How to Manufacture Luck
On serendipity, midlife renewal, and the quiet courage to begin again.
When Chip Conley sold a majority stake in his boutique hotel company, Joie de Vivre, in 2010, he was 49 and ready for a quieter life. Two decades of success had brought him wealth, respect—and exhaustion. But three years later, a call from Brian Chesky, the young CEO of Airbnb, changed everything.
Chesky asked if Chip would mentor him and help the company grow up without losing its soul. By then, Chip was 52—twice the age of most Airbnb employees, from an entirely different industry, walking into a tech culture obsessed with youth. Yet he said yes.
That yes became a hinge moment. It sparked his next chapter and, eventually, the founding of the Modern Elder Academy—a place dedicated to reframing midlife as a time of renewal, not decline. Years later, when I found myself in my forties navigating my own questions about meaning and change, I spent time there as an intern and later a fellow. What I witnessed in that desert community in Baja wasn’t luck in the lottery sense—it was something quieter and more intentional.
Chip and the people around him seemed to manufacture luck through presence, generosity, and openness. They noticed opportunities others overlooked. They acted before they felt fully ready. They created space for surprise.
The Inner Science of Serendipity
Psychologist Richard Wiseman calls this luck readiness—a mindset that turns uncertainty into opportunity. His research shows that so-called “lucky” people share three habits: they’re curious about the unfamiliar, attuned to subtle cues, and quick to reframe setbacks as openings.
Luck, it turns out, is a pattern of awareness. It’s less about what happens to us and more about what we’re able to notice. When our minds are rigid or overplanned, life has no room to intervene. When we loosen our grip, our field of vision widens—and we begin to catch the threads of meaning that are already there.
That’s what I saw in Chip. He didn’t stumble into a second act; he created the conditions for it to find him. His curiosity, humility, and willingness to keep learning made him magnetic to new possibilities. He didn’t chase luck—he invited it.
A Micropractice for Everyday Serendipity
Before your next meeting or conversation, pause and ask:
“What might I learn here that I don’t yet know I need?”
Then pay attention—to what’s said and unsaid.
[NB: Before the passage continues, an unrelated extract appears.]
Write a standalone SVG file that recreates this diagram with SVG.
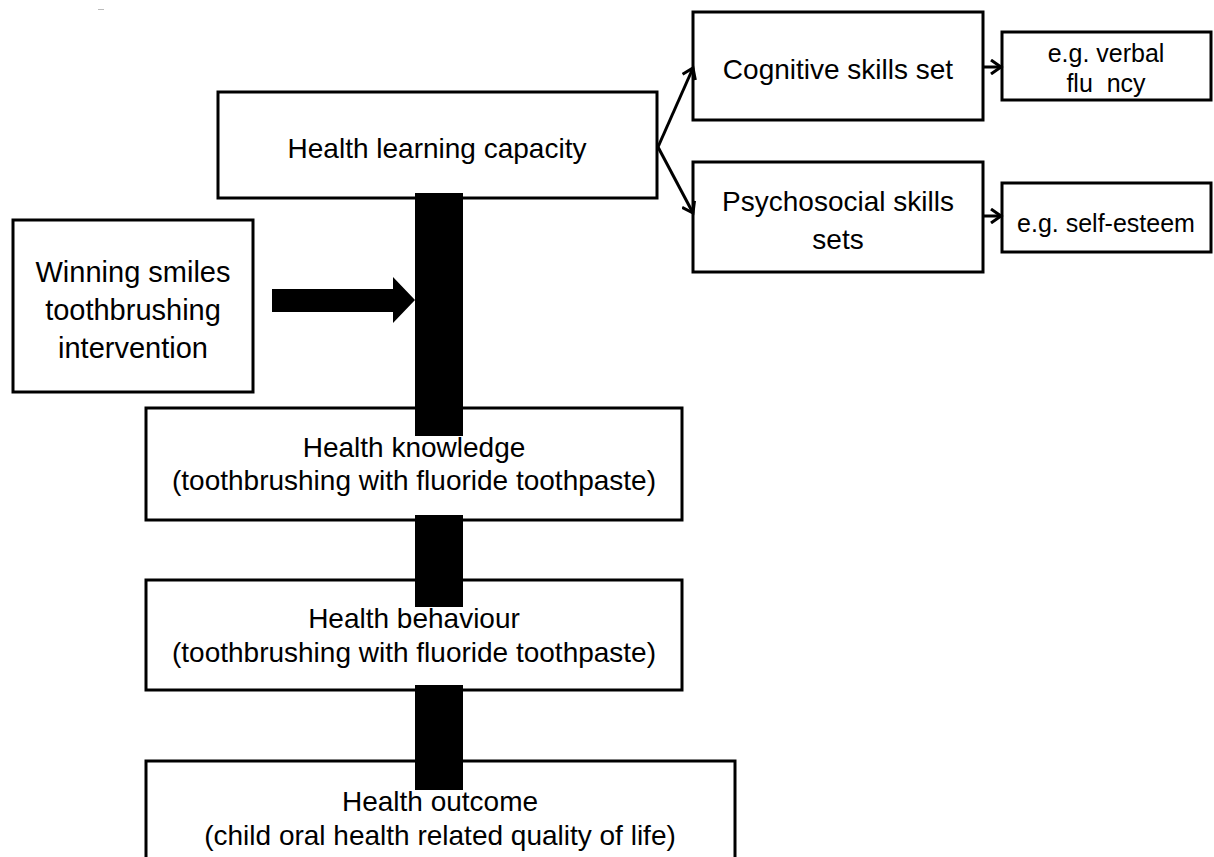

Notice small coincidences, repeated themes, or people who seem to appear at just the right moment. Serendipity often whispers before it knocks.
Where to Practice It
On your commute, look up instead of scrolling.
Over coffee, talk to the person you usually pass by.
When plans change, ask, “What is this space making room for?”
Each pause is an opening. Every moment, a potential invitation.
The Small Openings That Find Us
Luck, at its deepest level, is participation. It’s saying yes to life before knowing where it will lead.
Perhaps that’s the quiet truth Chip embodies—and what I felt during my time at the Academy: luck begins when we stop trying to control the story and start staying awake to it.
Meaning rarely arrives all at once. It grows quietly, when we begin to listen.